Heavy hands on my shoulder, I succumbed to handcuffing and being taken back downstairs. Not a bit puzzled, I climbed into the police van.
The Evening News was full of the attempt on Sherlock Holmes. This time, no Moriarty. This time, a disgruntled writer wanting notoriety. To be forever linked with murder on a Sherlock Holmes Day. The article going on to quote the chap hit by the bullet. ‘Thank goodness I decided to try on Sherlock’s first bullet proof vest.”
Dani J Caile
I opened door number twenty-three and there he was, Dave, lying in a hospital bed, bloated up like a balloon. Every part of him visible was red and inflammed, the poor sod. When he saw me, he sat up.
“Bob! Good to see you! Come on in!”
After some hesitation, I took a chair next to the bed. “Dave, you look… you look… what the hell happened, Dave?”
“I tried out my new thing, Bob, my anti-mosquito t-shirt. Look!” He pointed over to the bedside cupboard and I saw a colourful promotional flyer with Dave splashed all over it wearing some strange t-shirt. Was this his latest ’get-rich-quick’ scheme?
“What’s that on the t-shirt, Dave?”
“That? That’s my own secret concoction of chemicals designed to repel and kill all mosquitos! It’s stuck together with pancake batter, which is both an excellent base and glue. And if I mix food dye in it, I can also get different coloured t-shirts! Ingenious, huh?”
I guess I didn’t jump up and down enough, because the next thing I knew, I was watching a video on his flashy new android phone. The camera was a bit shaky but there he was, standing next to a river. “Is that the Tisza, Dave?”
People were walking by him quickly, holding their noses, basically running away.
“What are you doing?”
“Waiting for the first mosquito of the season. The Tisza’s always the first place they appear. I’ve got to start production of these t-shirts as soon as possible. I’m telling you, once they hit the shops, sales will be immense!” A baby in a pram started crying as it was pushed past briskly. “Oh, Bob, how did your thing go?”
Thing? The Winnie-the-Pooh Appreciation Society just had Pooh Day, celebrated across the world, and I was nominated as head of the county’s, yes, county’s happenings. I had the great idea of re-enacting ’The Heffalump’, seeing as Mavis the treasurer looked so good in the elephant costume. Of course, Hundred Acre Wood wasn’t available, so we had to find somewhere suitable. Getting permission didn’t work out, so we did a ’Flash Mob’ performance at the local garden centre. There wasn’t much of a turnout but it was great. And to Dave it was ‘a thing’?
“Listen!” There was a close up in the video.
“Remember this day, remember it well!” said the Dave in the video. “Wow, I feel like that guy, you know… Zepplin, testing the first bullet-proof vest.”
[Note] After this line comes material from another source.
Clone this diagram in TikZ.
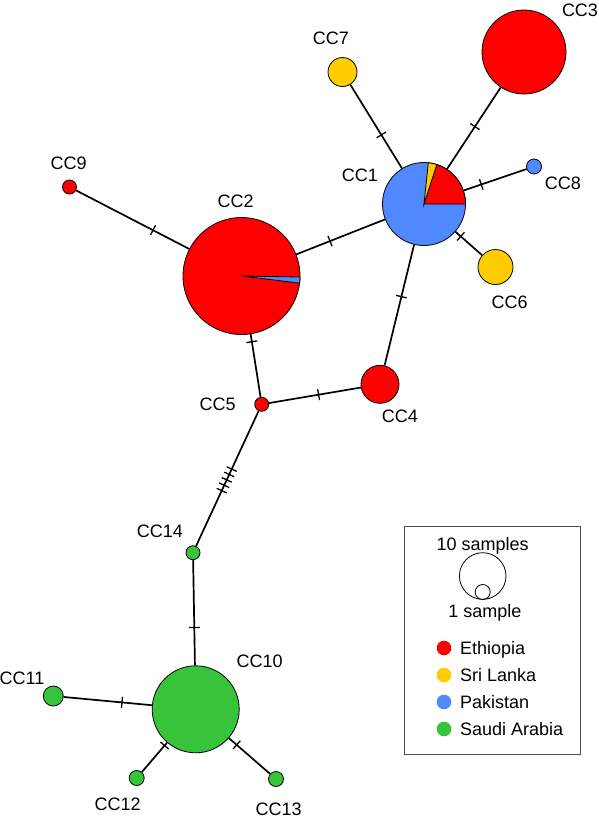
\documentclass[tikz,border=0pt]{standalone}
\usepackage{fontspec}
\setmainfont{Liberation Sans}
\usepackage{xcolor}
\usepackage{tikz}
\usetikzlibrary{positioning}

\definecolor{ethiopia}{HTML}{FF0000}
\definecolor{srilanka}{HTML}{FFCC00}
\definecolor{pakistan}{HTML}{4F88FF}
\definecolor{saudi}{HTML}{37C43A}

\begin{document}
\begin{tikzpicture}[
      x=1pt, y=1pt,
      hap/.style={
          circle,
          draw=black,
          line width=0.8pt,
          inner sep=0pt
      },
      wedge/.style={draw=black, line width=0.8pt},
      branch/.style={line width=1.7pt},
      mutation/.style={draw, sloped, line width=1.3pt,
          minimum width=0pt, minimum height=11pt, inner sep=0pt},
      lbl/.style={font=\fontsize{18}{20}\selectfont, inner sep=0pt,
          text height=12.9pt, text depth=0pt},
      keydot/.style={circle, inner sep=0pt, minimum size=14.6pt}
  ]

  \useasboundingbox (0,0) rectangle (598,-820);

  % ══════════════════════════════
  % HAPLOTYPES
  % ══════════════════════════════
  \node[hap, fill=pakistan, minimum size=83pt]  (cc1)  at (424,-204)     {};
  \node[hap, fill=ethiopia, minimum size=117pt] (cc2)  at (241.5,-276)   {};
  \node[hap, fill=ethiopia, minimum size=84pt]  (cc3)  at (524,-52)      {};
  \node[hap, fill=ethiopia, minimum size=38pt]  (cc4)  at (380,-384.3)   {};
  \node[hap, fill=ethiopia, minimum size=14pt]  (cc5)  at (261.7,-404.3) {};
  \node[hap, fill=srilanka, minimum size=35pt]  (cc6)  at (495.5,-267)   {};
  \node[hap, fill=srilanka, minimum size=29pt]  (cc7)  at (342.5,-72)    {};
  \node[hap, fill=pakistan, minimum size=15pt]  (cc8)  at (534,-166.5)   {};
  \node[hap, fill=ethiopia, minimum size=14pt]  (cc9)  at (69.5,-187)    {};
  \node[hap, fill=saudi,    minimum size=87pt]  (cc10) at (195.7,-709.3) {};
  \node[hap, fill=saudi,    minimum size=20pt]  (cc11) at (53.3,-696)    {};
  \node[hap, fill=saudi,    minimum size=15pt]  (cc12) at (136.7,-778)   {};
  \node[hap, fill=saudi,    minimum size=15pt]  (cc13) at (276,-779)     {};
  \node[hap, fill=saudi,    minimum size=14pt]  (cc14) at (193,-552.7)   {};

  % pie slices
  \filldraw[wedge, fill=ethiopia] (cc1.center) -- ++(0:41.5)
      arc[start angle=0, end angle=72, radius=41.5] -- cycle;
  \filldraw[wedge, fill=srilanka] (cc1.center) -- ++(72:41.5)
      arc[start angle=72, end angle=84, radius=41.5] -- cycle;
  \filldraw[wedge, fill=pakistan] (cc2.center) -- ++(-7:58.5)
      arc[start angle=-7, end angle=-1, radius=58.5] -- cycle;

  % ══════════════════════════════
  % BRANCHES
  % ══════════════════════════════
  \draw[branch] (cc9)  -- node[mutation, pos=0.68]{} (cc2);
  \draw[branch] (cc2)  -- node[mutation, pos=0.38]{} (cc1);
  \draw[branch] (cc7)  -- node[mutation, pos=0.60]{} (cc1);
  \draw[branch] (cc3)  -- node[mutation, pos=0.48]{} (cc1);
  \draw[branch] (cc8)  -- node[mutation, pos=0.72]{} (cc1);
  \draw[branch] (cc6)  -- node[mutation, pos=0.80]{} (cc1);
  \draw[branch] (cc1)  -- node[mutation, pos=0.43]{} (cc4);
  \draw[branch] (cc2)  -- node[mutation, pos=0.12]{} (cc5);
  \draw[branch] (cc5)  -- node[mutation, pos=0.54]{} (cc4);
  \draw[branch] (cc5)  -- node[mutation, pos=0.43]{} node[mutation, pos=0.47]{}
      node[mutation, pos=0.51]{} node[mutation, pos=0.55]{}
      node[mutation, pos=0.59]{} (cc14);
  \draw[branch] (cc14) -- node[mutation, pos=0.64]{} (cc10);
  \draw[branch] (cc11) -- node[mutation, pos=0.66]{} (cc10);
  \draw[branch] (cc12) -- node[mutation, pos=0.90]{} (cc10);
  \draw[branch] (cc13) -- node[mutation, pos=0.81]{} (cc10);

  % ══════════════════════════════
  % LABELS
  % ══════════════════════════════
  \node[lbl] (lcc1)  at (360,-175.5)   {CC1};
  \node[lbl] (lcc2)  at (235.6,-201)   {CC2};
  \node[lbl] (lcc3)  at (580,-10.5)    {CC3};
  \node[lbl] (lcc4)  at (400,-416)     {CC4};
  \node[lbl] (lcc5)  at (217.6,-403.7) {CC5};
  \node[lbl] (lcc6)  at (509.7,-302)   {CC6};
  \node[lbl] (lcc7)  at (331,-37.7)    {CC7};
  \node[lbl] (lcc8)  at (563,-183)     {CC8};
  \node[lbl] (lcc9)  at (68.7,-163)    {CC9};
  \node[lbl] (lcc10) at (259.6,-660.7) {CC10};
  \node[lbl] (lcc11) at (22,-678)      {CC11};
  \node[lbl] (lcc12) at (117.6,-803.7) {CC12};
  \node[lbl] (lcc13) at (278.7,-809)   {CC13};
  \node[lbl] (lcc14) at (160,-531)     {CC14};

  % ══════════════════════════════
  % LEGEND
  % ══════════════════════════════
  \node[draw=black!70, line width=1pt, minimum width=176pt,
        minimum height=228pt, inner sep=0pt] (legend) at (492,-640) {};

  \node[lbl] (tenlbl) at (482.7,-544) {10 samples};
  \node[circle, draw, line width=0.8pt, minimum size=46.6pt, inner sep=0pt]
      (ten) at (482.7,-576) {};
  \node[circle, draw, line width=0.8pt, minimum size=15pt, inner sep=0pt]
      (one) at (482.7,-592) {};
  \node[lbl] (onelbl) at (485,-610.7) {1 sample};

  \node[keydot, fill=ethiopia] (keyeth) at (444,-648) {};
  \node[lbl, right=8.5pt of keyeth] (lbleth) {Ethiopia};

  \node[keydot, fill=srilanka] (keysri) at (444,-675) {};
  \node[lbl, right=8.5pt of keysri] (lblsri) {Sri Lanka};

  \node[keydot, fill=pakistan] (keypak) at (444,-702) {};
  \node[lbl, right=8.5pt of keypak] (lblpak) {Pakistan};

  \node[keydot, fill=saudi] (keysau) at (444,-729) {};
  \node[lbl, right=8.5pt of keysau] (lblsau) {Saudi Arabia};

\end{tikzpicture}
\end{document}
“Err, Dave, it was Zeglen, I think.”
Then the Dave in the video moved like he’d been hit, falling to the ground. The camera view dropped, showing only grass.
“Who… who is that woman screaming, Dave?”
“Oh.” I didn’t understand. Why was he in a good mood if it had failed? “What happened, the t-shirt didn’t work?”
“Of course it works!”
“So… what happened?”
“I got bitten by a tiny 3mm white crab spider. That’s what happened!”